Varoluşsal yalıtım deneyimi olabildiğince tedirgin edici öznel bir durumdur. Kişi bu tedirgin edici duruma uzun süre katlanamaz ve kurtulmak için bir ilişki içerine girmeye çalışır. Ötekini yalıtımın inkarı işlevi için kullanır. Kişi kendi sınırlarını gevşeterek bir kişi, grup, milliyet ya da tasarıyla birleşmeye çalışarak varoluşçu yalıtımdan kaçınmaya çalışır. Birleşme benlik bilincini ortadan kaldırır. Benlik bilincini kaybetmek sıklıkla kişiyi hafifletir ama hiçbir ilişki yalıtımı ortadan kaldıramaz. Çünkü yalıtım varoluşumuzun yegane bir parçasıdır. Bireyin yalıtılmışlık meselesini kabullenerek cesur bir şekilde yüzleşmesi lazımdır. Yalnızca o vakit başka birileriyle sağlıklı ilişkiler kurarak sevgi aracılığıyla yalnızlığını paylaşabilir ve yalıtımın ızdırabını giderebilir (Yalom,2011:564-564).
Anlamsızlık:
İnsanı diğer varlıklardan ayıran özelliklerden biri de anlam arayışıdır. İnsan yaşamda bir gaye edinmek için mücadele etmektedir (Corey, 2008:159). Şayet ölüme mahkum bir varlıksak, kendi dünyamızı kendimizi meydana getiriyorsak ve hepimiz aslında dünyada yalnız başınaysak o zaman hayatın anlamı nedir? Niçin yaşıyoruz? Nasıl yaşayacağız? Eğer ki bizler için tasarlanmış bir paradigma yoksa hepimiz yaşamdaki kendimize ait anlamımızı bulmalıyız. Ancak bireyin kendi dizayn ettiği anlam insanın hayatını sürdürebileceği kadar dayanıklı olacak mıdır? Bu varoluşsal mesele dünyaya fırlatılmış insanın, anlamsız olan evrende anlam arayışı sürecinde yaşadığı çelişkiden kaynaklanır (Yalom, 2011:20).
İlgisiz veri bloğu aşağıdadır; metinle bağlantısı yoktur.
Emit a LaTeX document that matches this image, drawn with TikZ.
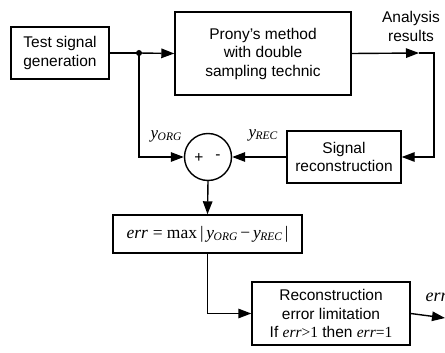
\documentclass[tikz,border=0pt]{standalone}
\usepackage{fontspec}
\setmainfont{Liberation Sans}
\newfontfamily\tms{Liberation Serif}
\usetikzlibrary{arrows.meta}

\begin{document}
\begin{tikzpicture}[x=1pt, y=-1pt, line width=1.4pt,
  block/.style={draw, rectangle, align=center, inner sep=0pt},
  arr/.style={-{Triangle[length=13pt, width=9.5pt]}}]

\newcommand\SUBY[1]{{\tms\itshape y\kern-0.5pt\raisebox{-0.35ex}{\fontsize{11.5}{12}\selectfont #1}}}
\newcommand\ERR{{\tms\itshape err}}

\fontsize{15.5}{18.5}\selectfont
\useasboundingbox (0,0) rectangle (445,353);

%% forward path
\node[block, minimum width=98pt, minimum height=52pt] (gen) at (60,53)
  {Test signal\\generation};
\node[block, minimum width=176pt, minimum height=83pt] (prony) at (263,53.5)
  {Prony's method\\with double\\sampling technic};
\node[align=center, inner sep=0pt] (res) at (411,26.5) {Analysis\\results};

\coordinate (split) at (139,53);
\coordinate (outmid) at (419,53);
\coordinate (outc) at (434,53);

\draw (gen.east) -- (split);
\draw[arr] (split) -- (prony.west);
\fill (split) circle (3pt);
\draw[arr] (prony.east) -- (outmid);

%% reconstruction and comparison
\node[block, minimum width=114pt, minimum height=52pt] (recon) at (344,157)
  {Signal\\reconstruction};
\node[draw, circle, minimum size=47pt, inner sep=0pt] (sum) at (208,157) {};
\node at (199,158) {+};
\node at (218,157) {-};

\draw[arr] (outmid) -- (outc) |- (recon.east);
\draw[arr] (split) |- (sum.west);
\draw[arr] (recon.west) -- (sum.east);

\node (org) at (166,136) {\fontsize{17}{18}\selectfont\SUBY{ORG}};
\node (rec) at (263,135) {\fontsize{17}{18}\selectfont\SUBY{REC}};

%% error
\node[block, minimum width=189pt, minimum height=38pt] (errbox) at (207.5,234)
  {\fontsize{17.5}{18}\selectfont\ERR{} {\tms= max\,|\,}\SUBY{ORG}{\tms\,−\,}\SUBY{REC}{\tms\,|}};
\draw[arr] (sum.south) -- (errbox.north);

\node[block, minimum width=158pt, minimum height=63pt] (limit) at (331,313.5)
  {Reconstruction\\error limitation\\If \ERR{\tms>1} then \ERR{\tms=1}};
\draw[arr] (errbox.south) |- (limit.west);

\coordinate (out) at (445,318);
\draw[arr] (limit.east) -- (out);
\node[anchor=west, inner sep=0pt] (errout) at (425,297)
  {\fontsize{18}{18}\selectfont\ERR};
\end{tikzpicture}
\end{document}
Anlamlılık duygusu, kişiye dünyada olanları değerlendirmesi için ve insanların nasıl yaşadıklarına ve nasıl yaşamayı arzuladıklarına göre değerlerinin oluşması için katkıda bulunur (Sharf, 2014:156). Şayet bireyin dünyası anlamsız bir duruma gelirse, kişi çabalamayı bırakabilir ve kendine hayatının yaşamaya ne kadar değeceğini sorabilir. (Corey, 2008:160).
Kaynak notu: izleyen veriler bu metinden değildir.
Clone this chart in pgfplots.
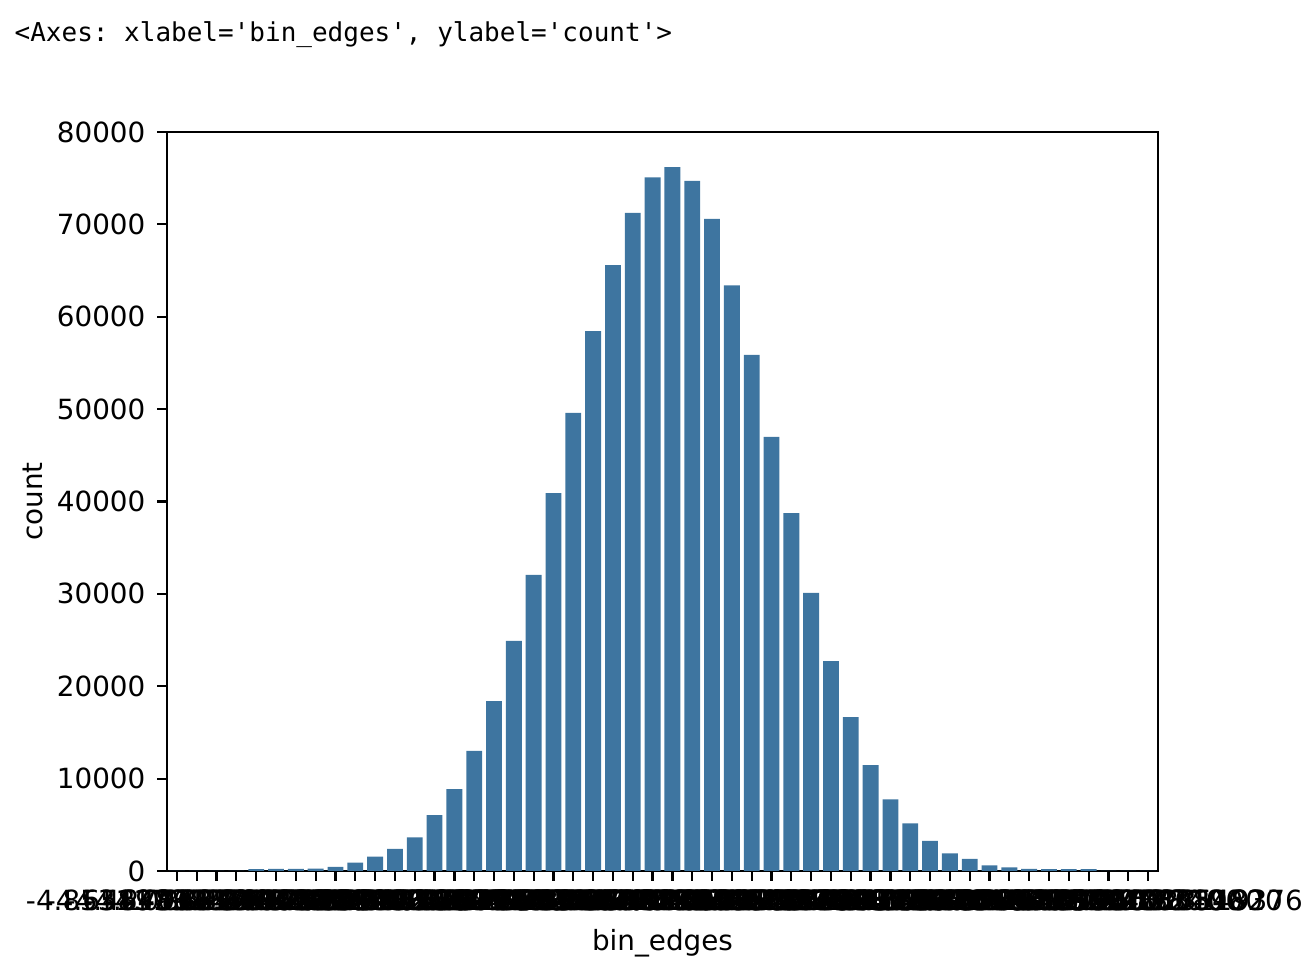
\documentclass[border=0pt]{standalone}
\usepackage{fontspec}
\setmainfont{DejaVu Sans}
\setmonofont{DejaVu Sans Mono}
\usepackage{pgfplots}
\pgfplotsset{compat=1.18}
\definecolor{barblue}{RGB}{62,117,160}

\pgfplotstableread{
x y
0 0
1 0
2 0
3 0
4 200
5 220
6 230
7 250
8 450
9 900
10 1550
11 2400
12 3650
13 6050
14 8850
15 13000
16 18400
17 24900
18 32050
19 40900
20 49600
21 58450
22 65600
23 71250
24 75100
25 76200
26 74700
27 70600
28 63400
29 55860
30 47000
31 38750
32 30100
33 22730
34 16670
35 11450
36 7750
37 5150
38 3250
39 1900
40 1300
41 600
42 400
43 220
44 200
45 200
46 200
47 0
48 0
49 0
}\counts

\begin{document}
\begin{tikzpicture}
\useasboundingbox (-50.1pt,-32.1pt) rectangle (342.9pt,261.3pt);
\node[anchor=base west, inner sep=0pt, font=\ttfamily\fontsize{7.8}{9}\selectfont] at (-45.9pt,248.7pt) {<Axes: xlabel='bin\_edges', ylabel='count'>};
\begin{axis}[
  at={(0,0)}, anchor=south west,
  scale only axis, width=297.3pt, height=221.7pt,
  xmin=-0.5, xmax=49.5, ymin=0, ymax=80000,
  enlargelimits=false,
  scaled y ticks=false,
  ybar, bar width=0.8,
  axis line style={line width=0.67pt, black},
  tick style={line width=0.67pt, black},
  major tick length=2.9pt,
  tick align=outside,
  tick pos=left,
  xtick={0,...,49},
  xticklabels={-4.853117902364652,-4.658993186270066,-4.464868470175480,-4.270743754080894,-4.076619037986308,-3.882494321891722,-3.688369605797136,-3.494244889702550,-3.300120173607964,-3.105995457513378,-2.911870741418792,-2.717746025324206,-2.523621309229620,-2.329496593135034,-2.135371877040448,-1.941247160945862,-1.747122444851276,-1.552997728756690,-1.358873012662104,-1.164748296567518,-0.970623580472932,-0.776498864378346,-0.582374148283760,-0.388249432189174,-0.194124716094588,2.220446049250313e-16,0.1941247160945900,0.3882494321891760,0.5823741482837620,0.7764988643783480,0.9706235804729340,1.1647482965675200,1.3588730126621060,1.5529977287566920,1.7471224448512780,1.9412471609458640,2.1353718770404500,2.3294965931350360,2.5236213092296220,2.7177460253242080,2.9118707414187940,3.1059954575133800,3.3001201736079660,3.4942448897025520,3.6883696057971380,3.8824943218917240,4.0766190379863100,4.2707437540808960,4.4648684701754820,4.6589931823119376},
  ytick={0,10000,20000,30000,40000,50000,60000,70000,80000},
  yticklabels={0,10000,20000,30000,40000,50000,60000,70000,80000},
  every tick label/.append style={font=\fontsize{8.34}{10}\selectfont, inner sep=0pt},
  xticklabel style={anchor=north, yshift=-2.5pt},
  yticklabel style={anchor=east, xshift=-3.4pt},
  xlabel={bin\_edges},
  ylabel={count},
  label style={font=\fontsize{8.34}{10}\selectfont, inner sep=0pt},
  xlabel style={at={(axis description cs:0.5,-0.1070)}, anchor=base},
  ylabel style={at={(axis description cs:-0.1352,0.5)}, anchor=center},
]
\addplot[fill=barblue, draw=none] table[x=x, y=y] {\counts};
\end{axis}
\end{tikzpicture}
\end{document}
Varoluşsal boşluk, seçim yapmak mecburiyetinde olan insanın otantik seçimler yapamamasıyla beraber hissettiği boşluk duygusudur. Çağımızda pek çok insanın karşılaştığı sıkıntı ve buhran varoluşsal boşluğun kanıtıdır. Kişinin boş vakitlerini tasarlayamadığında yaşadığı sıkıntı, bir anlamda insanların hayatlarının içeriğinin fakir olduğunun işaretidir (Frankl, 2016:121).
Kaynakça:
Yalom, Irvin D. (2011). Varoluşçu Psikoterapi. (Z. İyidoğan-Babayiğit, Çev.), İstanbul: Kabalcı Yayınevi.
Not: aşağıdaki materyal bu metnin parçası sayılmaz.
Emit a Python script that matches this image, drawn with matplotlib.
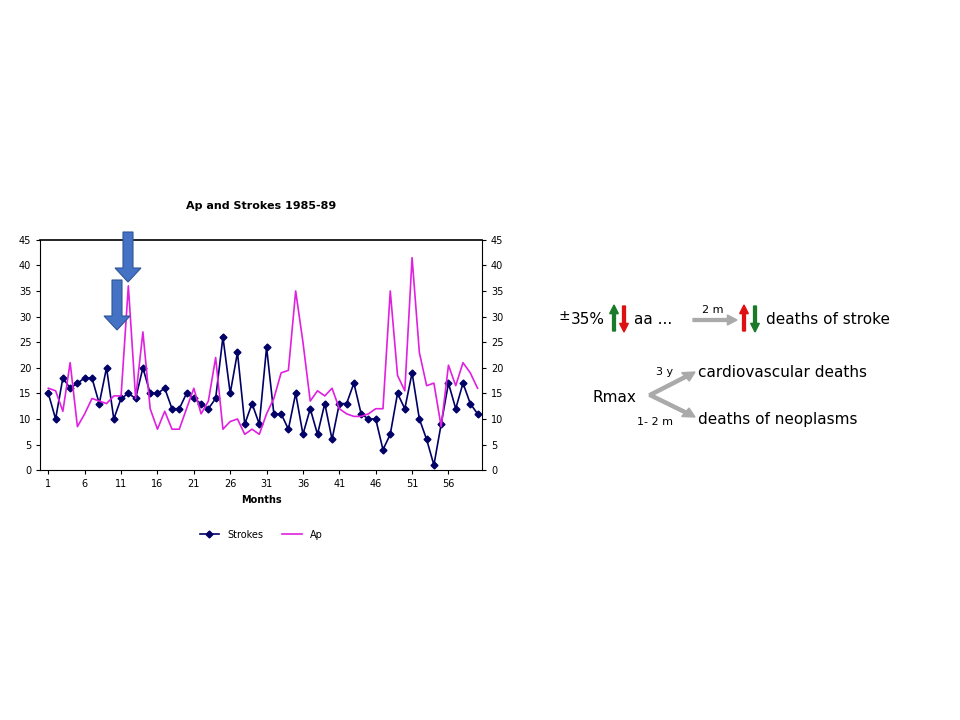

Frankl, Viktor (2016). İnsanın Anlam Arayışı (S. Budak, Çev.) (30. baskı), Ankara: Öteki Yayınevi.
Corey, Gerald (2008). Psikolojik Danışma, Psikoterapi Kuram ve Uygulamaları, (T. Ergene, Çev.), Ankara: Mentis Yayıncılık.
Sharf, Richard S. (2014). Psikoterapi ve Psikolojik Danışma Kuramları: Kavramlar ve Örnek Olaylar, (5. basımdan çeviri), (N. Voltan-Acar, Çev. Ed.). Ankara: Nobel Yayın Dağıtım.